• **Exercise prompt**: Extract the complete listing and repeat it word for word.
::: Supplied material
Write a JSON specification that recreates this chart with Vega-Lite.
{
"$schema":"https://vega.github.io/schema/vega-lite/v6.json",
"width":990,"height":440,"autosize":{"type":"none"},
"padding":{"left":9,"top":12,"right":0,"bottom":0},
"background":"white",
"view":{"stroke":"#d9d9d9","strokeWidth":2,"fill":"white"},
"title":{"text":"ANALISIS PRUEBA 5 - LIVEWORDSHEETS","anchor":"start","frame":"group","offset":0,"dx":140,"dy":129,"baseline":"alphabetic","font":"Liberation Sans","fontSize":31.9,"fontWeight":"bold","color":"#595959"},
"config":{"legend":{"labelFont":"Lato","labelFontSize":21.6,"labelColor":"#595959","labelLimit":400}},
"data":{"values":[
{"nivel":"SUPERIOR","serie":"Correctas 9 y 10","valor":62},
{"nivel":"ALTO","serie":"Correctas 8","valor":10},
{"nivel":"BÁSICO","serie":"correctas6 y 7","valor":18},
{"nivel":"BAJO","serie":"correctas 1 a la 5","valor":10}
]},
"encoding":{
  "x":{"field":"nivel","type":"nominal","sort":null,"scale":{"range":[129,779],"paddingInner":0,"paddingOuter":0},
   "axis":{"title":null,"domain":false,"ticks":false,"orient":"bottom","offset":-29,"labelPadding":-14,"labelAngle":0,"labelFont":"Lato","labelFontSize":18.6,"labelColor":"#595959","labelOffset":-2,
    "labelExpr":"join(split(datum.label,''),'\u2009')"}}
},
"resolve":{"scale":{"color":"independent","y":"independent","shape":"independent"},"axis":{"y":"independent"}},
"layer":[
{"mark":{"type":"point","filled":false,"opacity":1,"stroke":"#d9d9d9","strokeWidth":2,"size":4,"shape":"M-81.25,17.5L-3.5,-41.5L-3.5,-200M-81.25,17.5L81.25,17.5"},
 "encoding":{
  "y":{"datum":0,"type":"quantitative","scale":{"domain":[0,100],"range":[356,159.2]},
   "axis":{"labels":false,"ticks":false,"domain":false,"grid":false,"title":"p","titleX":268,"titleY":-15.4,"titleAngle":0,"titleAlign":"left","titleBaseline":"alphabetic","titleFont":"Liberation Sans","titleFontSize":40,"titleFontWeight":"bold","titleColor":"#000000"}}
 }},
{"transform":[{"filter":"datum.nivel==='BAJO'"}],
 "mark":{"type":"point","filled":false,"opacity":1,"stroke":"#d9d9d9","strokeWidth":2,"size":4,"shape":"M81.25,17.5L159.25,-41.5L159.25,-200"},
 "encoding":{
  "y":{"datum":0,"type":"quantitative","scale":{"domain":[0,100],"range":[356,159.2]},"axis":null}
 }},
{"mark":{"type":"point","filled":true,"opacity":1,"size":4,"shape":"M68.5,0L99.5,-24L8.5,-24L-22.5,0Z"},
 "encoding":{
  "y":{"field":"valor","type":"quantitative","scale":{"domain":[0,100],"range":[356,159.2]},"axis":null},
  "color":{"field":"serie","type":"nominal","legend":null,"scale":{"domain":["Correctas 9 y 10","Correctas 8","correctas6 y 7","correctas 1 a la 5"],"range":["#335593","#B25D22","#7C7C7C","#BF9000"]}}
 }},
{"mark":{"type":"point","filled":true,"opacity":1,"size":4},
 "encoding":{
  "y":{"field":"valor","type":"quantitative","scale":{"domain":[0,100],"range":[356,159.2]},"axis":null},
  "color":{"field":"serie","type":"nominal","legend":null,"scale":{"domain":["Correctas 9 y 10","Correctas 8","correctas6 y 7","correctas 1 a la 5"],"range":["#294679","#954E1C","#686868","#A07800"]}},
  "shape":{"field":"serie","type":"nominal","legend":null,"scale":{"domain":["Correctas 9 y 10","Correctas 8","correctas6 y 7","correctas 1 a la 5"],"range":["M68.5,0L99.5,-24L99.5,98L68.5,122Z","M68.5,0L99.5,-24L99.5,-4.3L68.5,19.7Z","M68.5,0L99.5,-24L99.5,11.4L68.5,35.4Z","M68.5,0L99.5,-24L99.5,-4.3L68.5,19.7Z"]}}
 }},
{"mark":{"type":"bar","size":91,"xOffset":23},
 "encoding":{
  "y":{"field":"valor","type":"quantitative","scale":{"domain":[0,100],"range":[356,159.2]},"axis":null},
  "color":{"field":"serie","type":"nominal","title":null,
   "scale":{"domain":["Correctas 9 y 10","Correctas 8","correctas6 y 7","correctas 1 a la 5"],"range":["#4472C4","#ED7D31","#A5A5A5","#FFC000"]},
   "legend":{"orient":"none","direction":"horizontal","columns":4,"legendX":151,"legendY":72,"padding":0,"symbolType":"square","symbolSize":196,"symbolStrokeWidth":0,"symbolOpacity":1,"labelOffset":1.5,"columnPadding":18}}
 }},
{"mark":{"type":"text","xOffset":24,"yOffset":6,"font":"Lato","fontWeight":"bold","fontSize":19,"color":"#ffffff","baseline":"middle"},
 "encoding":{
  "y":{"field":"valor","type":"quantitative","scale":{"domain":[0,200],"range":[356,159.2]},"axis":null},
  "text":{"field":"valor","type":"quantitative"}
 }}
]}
::::::
• **Written solution**:
Write a JSON specification that recreates this chart with Vega-Lite.
{
"$schema":"https://vega.github.io/schema/vega-lite/v6.json",
"width":990,"height":440,"autosize":{"type":"none"},
"padding":{"left":9,"top":12,"right":0,"bottom":0},
"background":"white",
"view":{"stroke":"#d9d9d9","strokeWidth":2,"fill":"white"},
"title":{"text":"ANALISIS PRUEBA 5 - LIVEWORDSHEETS","anchor":"start","frame":"group","offset":0,"dx":140,"dy":129,"baseline":"alphabetic","font":"Liberation Sans","fontSize":31.9,"fontWeight":"bold","color":"#595959"},
"config":{"legend":{"labelFont":"Lato","labelFontSize":21.6,"labelColor":"#595959","labelLimit":400}},
"data":{"values":[
{"nivel":"SUPERIOR","serie":"Correctas 9 y 10","valor":62},
{"nivel":"ALTO","serie":"Correctas 8","valor":10},
{"nivel":"BÁSICO","serie":"correctas6 y 7","valor":18},
{"nivel":"BAJO","serie":"correctas 1 a la 5","valor":10}
]},
"encoding":{
  "x":{"field":"nivel","type":"nominal","sort":null,"scale":{"range":[129,779],"paddingInner":0,"paddingOuter":0},
   "axis":{"title":null,"domain":false,"ticks":false,"orient":"bottom","offset":-29,"labelPadding":-14,"labelAngle":0,"labelFont":"Lato","labelFontSize":18.6,"labelColor":"#595959","labelOffset":-2,
    "labelExpr":"join(split(datum.label,''),'\u2009')"}}
},
"resolve":{"scale":{"color":"independent","y":"independent","shape":"independent"},"axis":{"y":"independent"}},
"layer":[
{"mark":{"type":"point","filled":false,"opacity":1,"stroke":"#d9d9d9","strokeWidth":2,"size":4,"shape":"M-81.25,17.5L-3.5,-41.5L-3.5,-200M-81.25,17.5L81.25,17.5"},
 "encoding":{
  "y":{"datum":0,"type":"quantitative","scale":{"domain":[0,100],"range":[356,159.2]},
   "axis":{"labels":false,"ticks":false,"domain":false,"grid":false,"title":"p","titleX":268,"titleY":-15.4,"titleAngle":0,"titleAlign":"left","titleBaseline":"alphabetic","titleFont":"Liberation Sans","titleFontSize":40,"titleFontWeight":"bold","titleColor":"#000000"}}
 }},
{"transform":[{"filter":"datum.nivel==='BAJO'"}],
 "mark":{"type":"point","filled":false,"opacity":1,"stroke":"#d9d9d9","strokeWidth":2,"size":4,"shape":"M81.25,17.5L159.25,-41.5L159.25,-200"},
 "encoding":{
  "y":{"datum":0,"type":"quantitative","scale":{"domain":[0,100],"range":[356,159.2]},"axis":null}
 }},
{"mark":{"type":"point","filled":true,"opacity":1,"size":4,"shape":"M68.5,0L99.5,-24L8.5,-24L-22.5,0Z"},
 "encoding":{
  "y":{"field":"valor","type":"quantitative","scale":{"domain":[0,100],"range":[356,159.2]},"axis":null},
  "color":{"field":"serie","type":"nominal","legend":null,"scale":{"domain":["Correctas 9 y 10","Correctas 8","correctas6 y 7","correctas 1 a la 5"],"range":["#335593","#B25D22","#7C7C7C","#BF9000"]}}
 }},
{"mark":{"type":"point","filled":true,"opacity":1,"size":4},
 "encoding":{
  "y":{"field":"valor","type":"quantitative","scale":{"domain":[0,100],"range":[356,159.2]},"axis":null},
  "color":{"field":"serie","type":"nominal","legend":null,"scale":{"domain":["Correctas 9 y 10","Correctas 8","correctas6 y 7","correctas 1 a la 5"],"range":["#294679","#954E1C","#686868","#A07800"]}},
  "shape":{"field":"serie","type":"nominal","legend":null,"scale":{"domain":["Correctas 9 y 10","Correctas 8","correctas6 y 7","correctas 1 a la 5"],"range":["M68.5,0L99.5,-24L99.5,98L68.5,122Z","M68.5,0L99.5,-24L99.5,-4.3L68.5,19.7Z","M68.5,0L99.5,-24L99.5,11.4L68.5,35.4Z","M68.5,0L99.5,-24L99.5,-4.3L68.5,19.7Z"]}}
 }},
{"mark":{"type":"bar","size":91,"xOffset":23},
 "encoding":{
  "y":{"field":"valor","type":"quantitative","scale":{"domain":[0,100],"range":[356,159.2]},"axis":null},
  "color":{"field":"serie","type":"nominal","title":null,
   "scale":{"domain":["Correctas 9 y 10","Correctas 8","correctas6 y 7","correctas 1 a la 5"],"range":["#4472C4","#ED7D31","#A5A5A5","#FFC000"]},
   "legend":{"orient":"none","direction":"horizontal","columns":4,"legendX":151,"legendY":72,"padding":0,"symbolType":"square","symbolSize":196,"symbolStrokeWidth":0,"symbolOpacity":1,"labelOffset":1.5,"columnPadding":18}}
 }},
{"mark":{"type":"text","xOffset":24,"yOffset":6,"font":"Lato","fontWeight":"bold","fontSize":19,"color":"#ffffff","baseline":"middle"},
 "encoding":{
  "y":{"field":"valor","type":"quantitative","scale":{"domain":[0,200],"range":[356,159.2]},"axis":null},
  "text":{"field":"valor","type":"quantitative"}
 }}
]}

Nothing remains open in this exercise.